▶ [The exercise]: Starting with the first line of the listing, quote each line exactly until and including the one with "width=90.2pt, minimum height=263pt]", leaving pictures out.

--- start of Supplied material ---

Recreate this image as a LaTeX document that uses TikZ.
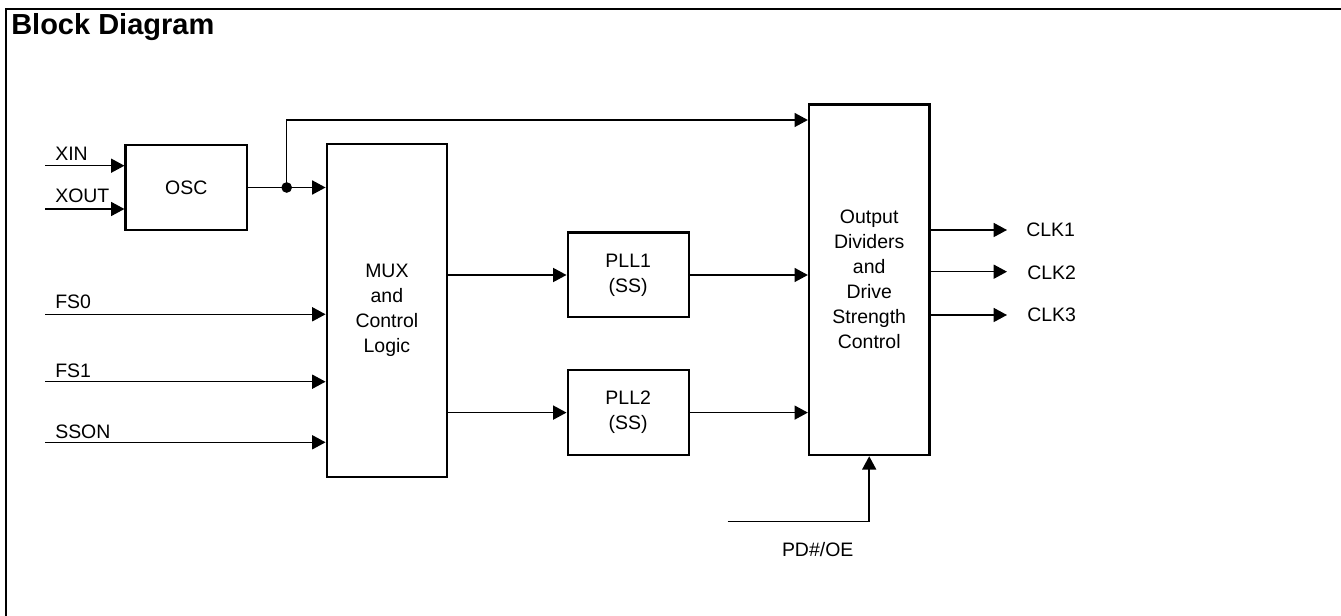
\documentclass[tikz,border=0pt]{standalone}
\usepackage{fontspec}
\setmainfont{Liberation Sans}
\usetikzlibrary{arrows.meta}
\begin{document}
\begin{tikzpicture}[x=0.75pt,y=-0.75pt,
  blk/.style={draw, line width=1.8pt, rectangle, align=center, inner sep=0pt, font=\fontsize{14.6}{18.75}\selectfont},
  lbl/.style={font=\fontsize{14.6}{18.75}\selectfont, inner sep=0pt},
  wire/.style={line width=1.1pt},
  arr/.style={wire, -{Triangle[length=10pt,width=10.5pt]}},
  frame/.style={line width=1.6pt}
]
\useasboundingbox (0,0) rectangle (1341,616);
\draw[frame] (6,617) -- (6,9) -- (1342,9);
\node[anchor=base west, inner sep=0pt, font=\fontsize{21.75}{26}\selectfont\bfseries] (title) at (11,35) {Block Diagram};

% blocks
\node[blk, minimum width=91pt, minimum height=63.75pt] (osc) at (186.3,187.5) {OSC};
\node[blk, minimum width=90.2pt, minimum height=249.3pt] (mux) at (386.9,310.5) {MUX\\and\\Control\\Logic};
\node[blk, minimum width=90.75pt, minimum height=63.45pt] (pll1) at (628.2,275) {PLL1\\(SS)};
\node[blk, minimum width=90.75pt, minimum height=63.75pt] (pll2) at (628.2,412.6) {PLL2\\(SS)};
\node[blk, minimum width=90.2pt, minimum height=263pt] (out) at (869.2,279.7) {Output\\Dividers\\and\\Drive\\Strength\\Control};

% inputs
\coordinate (xin) at (45,165.7);
\coordinate (xout) at (45,209);
\coordinate (fs0) at (45,314.3);
\coordinate (fs1) at (45,381.7);
\coordinate (sson) at (45,442.3);
\draw[arr] (xin) -- (xin -| osc.west);
\draw[arr] (xout) -- (xout -| osc.west);
\draw[arr] (fs0) -- (fs0 -| mux.west);
\draw[arr] (fs1) -- (fs1 -| mux.west);
\draw[arr] (sson) -- (sson -| mux.west);
\node[lbl, anchor=base west] (lxin) at (55,161) {XIN};
\node[lbl, anchor=base west] (lxout) at (55,203) {XOUT};
\node[lbl, anchor=base west] (lfs0) at (55,308.5) {FS0};
\node[lbl, anchor=base west] (lfs1) at (55,378) {FS1};
\node[lbl, anchor=base west] (lsson) at (55,438.5) {SSON};

% OSC to MUX and bypass
\coordinate (jn) at (286.7,187.5);
\coordinate (tp) at (286.7,120);
\draw[arr] (osc.east) -- (osc.east -| mux.west);
\draw[arr] (jn) -- (tp) -- (tp -| out.west);
\fill (jn) circle[radius=4pt];

% MUX to PLLs, PLLs to output block
\draw[arr] (pll1.west -| mux.east) -- (pll1.west);
\draw[arr] (pll2.west -| mux.east) -- (pll2.west);
\draw[arr] (pll1.east) -- (pll1.east -| out.west);
\draw[arr] (pll2.east) -- (pll2.east -| out.west);

% outputs
\coordinate (c1) at (1007,230);
\coordinate (c2) at (1007,271.7);
\coordinate (c3) at (1007,315);
\draw[arr] (c1 -| out.east) -- (c1);
\draw[arr] (c2 -| out.east) -- (c2);
\draw[arr] (c3 -| out.east) -- (c3);
\node[lbl, anchor=west] (lc1) at (1026,229.5) {CLK1};
\node[lbl, anchor=west] (lc2) at (1027,272.5) {CLK2};
\node[lbl, anchor=west] (lc3) at (1027,314.5) {CLK3};

% PD#/OE
\coordinate (pd) at (727.7,521.7);
\draw[arr] (pd) -- (pd -| out.south) -- (out.south);
\node[lbl, anchor=base] (lpd) at (817.7,556.5) {PD\#/OE};
\end{tikzpicture}
\end{document}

--- end of Supplied material ---

▶ [Worked solution]:
Recreate this image as a LaTeX document that uses TikZ.
\documentclass[tikz,border=0pt]{standalone}
\usepackage{fontspec}
\setmainfont{Liberation Sans}
\usetikzlibrary{arrows.meta}
\begin{document}
\begin{tikzpicture}[x=0.75pt,y=-0.75pt,
  blk/.style={draw, line width=1.8pt, rectangle, align=center, inner sep=0pt, font=\fontsize{14.6}{18.75}\selectfont},
  lbl/.style={font=\fontsize{14.6}{18.75}\selectfont, inner sep=0pt},
  wire/.style={line width=1.1pt},
  arr/.style={wire, -{Triangle[length=10pt,width=10.5pt]}},
  frame/.style={line width=1.6pt}
]
\useasboundingbox (0,0) rectangle (1341,616);
\draw[frame] (6,617) -- (6,9) -- (1342,9);
\node[anchor=base west, inner sep=0pt, font=\fontsize{21.75}{26}\selectfont\bfseries] (title) at (11,35) {Block Diagram};

% blocks
\node[blk, minimum width=91pt, minimum height=63.75pt] (osc) at (186.3,187.5) {OSC};
\node[blk, minimum width=90.2pt, minimum height=249.3pt] (mux) at (386.9,310.5) {MUX\\and\\Control\\Logic};
\node[blk, minimum width=90.75pt, minimum height=63.45pt] (pll1) at (628.2,275) {PLL1\\(SS)};
\node[blk, minimum width=90.75pt, minimum height=63.75pt] (pll2) at (628.2,412.6) {PLL2\\(SS)};
\node[blk, minimum width=90.2pt, minimum height=263pt] (out) at (869.2,279.7) {Output\\Dividers\\and\\Drive\\Strength\\Control};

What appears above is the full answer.